In April 2005, Nicholson was appointed to the High Court of the Cook Islands, and oversaw a range of both civil and criminal trials during his tenure. He proposed a legislative amendment following a legal drafting error that almost led to the dismissal of charges against a defendant accused of growing cannabis.

In 2009 and 2010, Nicholson presided over the longest criminal trial in the history of the Cook Islands, which became known as "Operation Slush". Three defendants—Norman George, Chris Vaile and Charles Koronui—faced numerous conspiracy and corruption charges spanning from 1999 to 2002, but were all acquitted in April 2010.

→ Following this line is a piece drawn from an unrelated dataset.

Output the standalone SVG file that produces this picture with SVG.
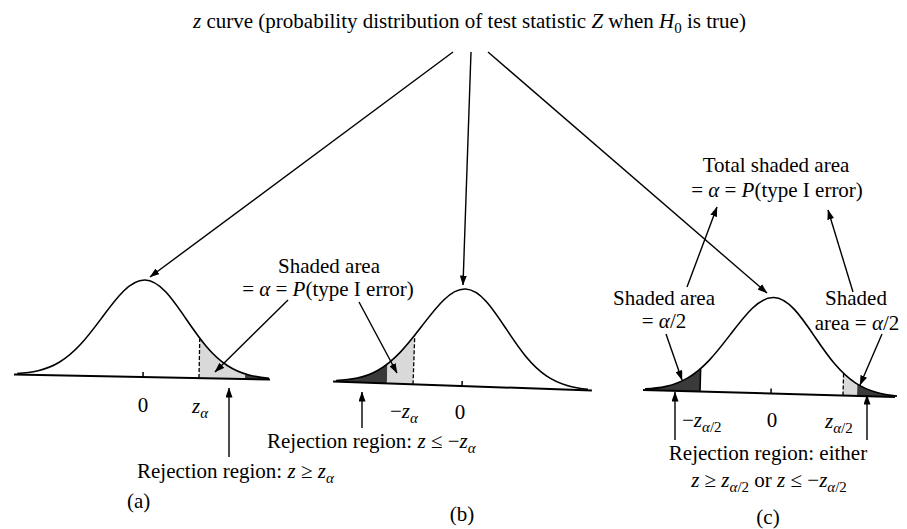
<svg xmlns="http://www.w3.org/2000/svg" xmlns:xlink="http://www.w3.org/1999/xlink" width="907" height="529" viewBox="0 0 907 529">
<style>
.t{font-family:"Liberation Serif","Times New Roman",serif;font-size:21px;fill:#000}
.i{font-style:italic}
.m{text-anchor:middle}
.s{font-size:15px}
.conn line{stroke:#000;stroke-width:1.4;marker-end:url(#ah)}
.base{stroke:#000;stroke-width:2}
.tick{stroke:#000;stroke-width:1.5}
.dash{stroke:#000;stroke-width:1.3;stroke-dasharray:4 2}
.solid{stroke:#000;stroke-width:1.5}
.light{fill:#d9d9d9}
.dark{fill:#3a3a3a}
</style>
<defs>
<marker id="ah" viewBox="0 0 10 7" refX="9.5" refY="3.5" markerWidth="10" markerHeight="7" markerUnits="userSpaceOnUse" orient="auto"><path d="M0,0 L10,3.5 L0,7 z" fill="#000"/></marker>
<path id="gcurve" fill="none" stroke="#000" stroke-width="1.6" vector-effect="non-scaling-stroke" d="M-3,-0.0111 C-2.8333,-0.0167 -2.6667,-0.0256 -2.5,-0.0439 C-2.3333,-0.0622 -2.1667,-0.0902 -2,-0.1353 C-1.8333,-0.1804 -1.6667,-0.2435 -1.5,-0.3247 C-1.3333,-0.4059 -1.1667,-0.5054 -1,-0.6065 C-0.8333,-0.7076 -0.6667,-0.809 -0.5,-0.8825 C-0.3333,-0.956 -0.1667,-1 0,-1 C0.1667,-1 0.3333,-0.956 0.5,-0.8825 C0.6667,-0.809 0.8333,-0.7076 1,-0.6065 C1.1667,-0.5054 1.3333,-0.4059 1.5,-0.3247 C1.6667,-0.2435 1.8333,-0.1804 2,-0.1353 C2.1667,-0.0902 2.3333,-0.0622 2.5,-0.0439 C2.6667,-0.0256 2.8333,-0.0167 3,-0.0111"/>
<path id="garea" d="M-3,0 L-3,-0.0111 C-2.8333,-0.0167 -2.6667,-0.0256 -2.5,-0.0439 C-2.3333,-0.0622 -2.1667,-0.0902 -2,-0.1353 C-1.8333,-0.1804 -1.6667,-0.2435 -1.5,-0.3247 C-1.3333,-0.4059 -1.1667,-0.5054 -1,-0.6065 C-0.8333,-0.7076 -0.6667,-0.809 -0.5,-0.8825 C-0.3333,-0.956 -0.1667,-1 0,-1 C0.1667,-1 0.3333,-0.956 0.5,-0.8825 C0.6667,-0.809 0.8333,-0.7076 1,-0.6065 C1.1667,-0.5054 1.3333,-0.4059 1.5,-0.3247 C1.6667,-0.2435 1.8333,-0.1804 2,-0.1353 C2.1667,-0.0902 2.3333,-0.0622 2.5,-0.0439 C2.6667,-0.0256 2.8333,-0.0167 3,-0.0111 L3,0 Z"/>
<clipPath id="cAl"><rect x="1.33" y="-1.2" width="2" height="1.3"/></clipPath>
<clipPath id="cAd"><rect x="2.43" y="-1.2" width="1" height="1.3"/></clipPath>
<clipPath id="cBd"><rect x="-3.2" y="-1.2" width="1.41" height="1.3"/></clipPath>
<clipPath id="cBl"><rect x="-1.79" y="-1.2" width="0.62" height="1.3"/></clipPath>
<clipPath id="cCd1"><rect x="-3.2" y="-1.2" width="1.51" height="1.3"/></clipPath>
<clipPath id="cCl"><rect x="1.71" y="-1.2" width="0.34" height="1.3"/></clipPath>
<clipPath id="cCd2"><rect x="2.05" y="-1.2" width="1.2" height="1.3"/></clipPath>
</defs>
<rect width="907" height="529" fill="#fff"/>

<g id="title">
<text class="t" x="193" y="28"><tspan class="i">z</tspan> curve (probability distribution of test statistic <tspan class="i">Z</tspan> when <tspan class="i">H</tspan><tspan class="s" dy="5">0</tspan><tspan dy="-5"> is true)</tspan></text>
</g>

<g id="curve-a" transform="translate(143,377) rotate(1.1)">
<g transform="scale(42,97)">
<use xlink:href="#garea" class="light" clip-path="url(#cAl)"/>
<use xlink:href="#garea" class="dark" clip-path="url(#cAd)"/>
<use xlink:href="#gcurve"/>
</g>
<line class="base" x1="-129" y1="0" x2="127" y2="0"/>
<line class="tick" x1="0" y1="0" x2="0" y2="-5"/>
<line class="dash" x1="56" y1="0" x2="56" y2="-40"/>
</g>

<g id="curve-b" transform="translate(462,386) rotate(2)">
<g transform="scale(42,97)">
<use xlink:href="#garea" class="dark" clip-path="url(#cBd)"/>
<use xlink:href="#garea" class="light" clip-path="url(#cBl)"/>
<use xlink:href="#gcurve"/>
</g>
<line class="base" x1="-129" y1="0" x2="130" y2="0"/>
<line class="tick" x1="0" y1="0" x2="0" y2="-5"/>
<line class="dash" x1="-49" y1="0" x2="-49" y2="-49"/>
</g>

<g id="curve-c" transform="translate(771,393.5) rotate(1.6)">
<g transform="scale(42,96)">
<use xlink:href="#garea" class="dark" clip-path="url(#cCd1)"/>
<use xlink:href="#garea" class="light" clip-path="url(#cCl)"/>
<use xlink:href="#garea" class="dark" clip-path="url(#cCd2)"/>
<use xlink:href="#gcurve"/>
</g>
<line class="base" x1="-128" y1="0" x2="124" y2="0"/>
<line class="tick" x1="0" y1="0" x2="0" y2="-5"/>
<line class="solid" x1="-71" y1="0" x2="-71" y2="-23"/>
<line class="dash" x1="72" y1="0" x2="72" y2="-22"/>
</g>

<g id="labels-a">
<text class="t m" x="329" y="273">Shaded area</text>
<text class="t m" x="328" y="296">= <tspan class="i">α</tspan> = <tspan class="i">P</tspan>(type I error)</text>
<text class="t m" x="143" y="412">0</text>
<text class="t" x="192" y="413"><tspan class="i">z</tspan><tspan class="s i" dy="5">α</tspan></text>
<text class="t" x="137" y="478">Rejection region: <tspan class="i">z</tspan> ≥ <tspan class="i">z</tspan><tspan class="s i" dy="5">α</tspan></text>
<text class="t" x="127" y="508">(a)</text>
</g>

<g id="labels-b">
<text class="t" x="390" y="418">−<tspan class="i">z</tspan><tspan class="s i" dy="5">α</tspan></text>
<text class="t m" x="460" y="419">0</text>
<text class="t" x="267" y="448">Rejection region: <tspan class="i">z</tspan> ≤ −<tspan class="i">z</tspan><tspan class="s i" dy="5">α</tspan></text>
<text class="t m" x="462" y="521">(b)</text>
</g>

<g id="labels-c">
<text class="t m" x="776" y="172">Total shaded area</text>
<text class="t m" x="777" y="197">= <tspan class="i">α</tspan> = <tspan class="i">P</tspan>(type I error)</text>
<text class="t m" x="664" y="305">Shaded area</text>
<text class="t m" x="664" y="328">= <tspan class="i">α</tspan>/2</text>
<text class="t m" x="856" y="305">Shaded</text>
<text class="t m" x="857" y="330">area = <tspan class="i">α</tspan>/2</text>
<text class="t" x="682" y="427">−<tspan class="i">z</tspan><tspan class="s" dy="5"><tspan class="i">α</tspan>/2</tspan></text>
<text class="t m" x="772" y="427">0</text>
<text class="t" x="825" y="428"><tspan class="i">z</tspan><tspan class="s" dy="5"><tspan class="i">α</tspan>/2</tspan></text>
<text class="t m" x="768" y="460">Rejection region: either</text>
<text class="t m" x="769" y="487"><tspan class="i">z</tspan> ≥ <tspan class="i">z</tspan><tspan class="s" dy="5"><tspan class="i">α</tspan>/2</tspan><tspan dy="-5"> or </tspan><tspan class="i">z</tspan> ≤ −<tspan class="i">z</tspan><tspan class="s" dy="5"><tspan class="i">α</tspan>/2</tspan></text>
<text class="t m" x="768" y="524">(c)</text>
</g>

<g id="connectors" class="conn">
<line x1="453" y1="52" x2="150" y2="277"/>
<line x1="471" y1="52" x2="463" y2="285"/>
<line x1="488" y1="52" x2="767" y2="293"/>
<line x1="288" y1="300" x2="215" y2="372"/>
<line x1="359" y1="302" x2="397" y2="373"/>
<line x1="229" y1="457" x2="229" y2="388"/>
<line x1="362" y1="428" x2="362" y2="392"/>
<line x1="675" y1="440" x2="675" y2="392"/>
<line x1="867" y1="440" x2="867" y2="395"/>
<line x1="666" y1="334" x2="682" y2="380"/>
<line x1="882" y1="334" x2="860" y2="385"/>
<line x1="687" y1="287" x2="717" y2="207"/>
<line x1="853" y1="292" x2="828" y2="210"/>
</g>
</svg>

In 2011, Nicholson became the first judge to prosecute Cook Islanders for DVD piracy. He also presided over the trial of Tea O Tangaroa Tekeu Uea, a Cook Islands Christian Church minister accused of the indecent assault of three teenage girls.

Nicholson retired from the High Court of the Cook Islands in May 2012. He also served as the chairman of the Cook Islands Media Council.

Nicholson died in Takapuna on 31 October 2015 at the age of 79.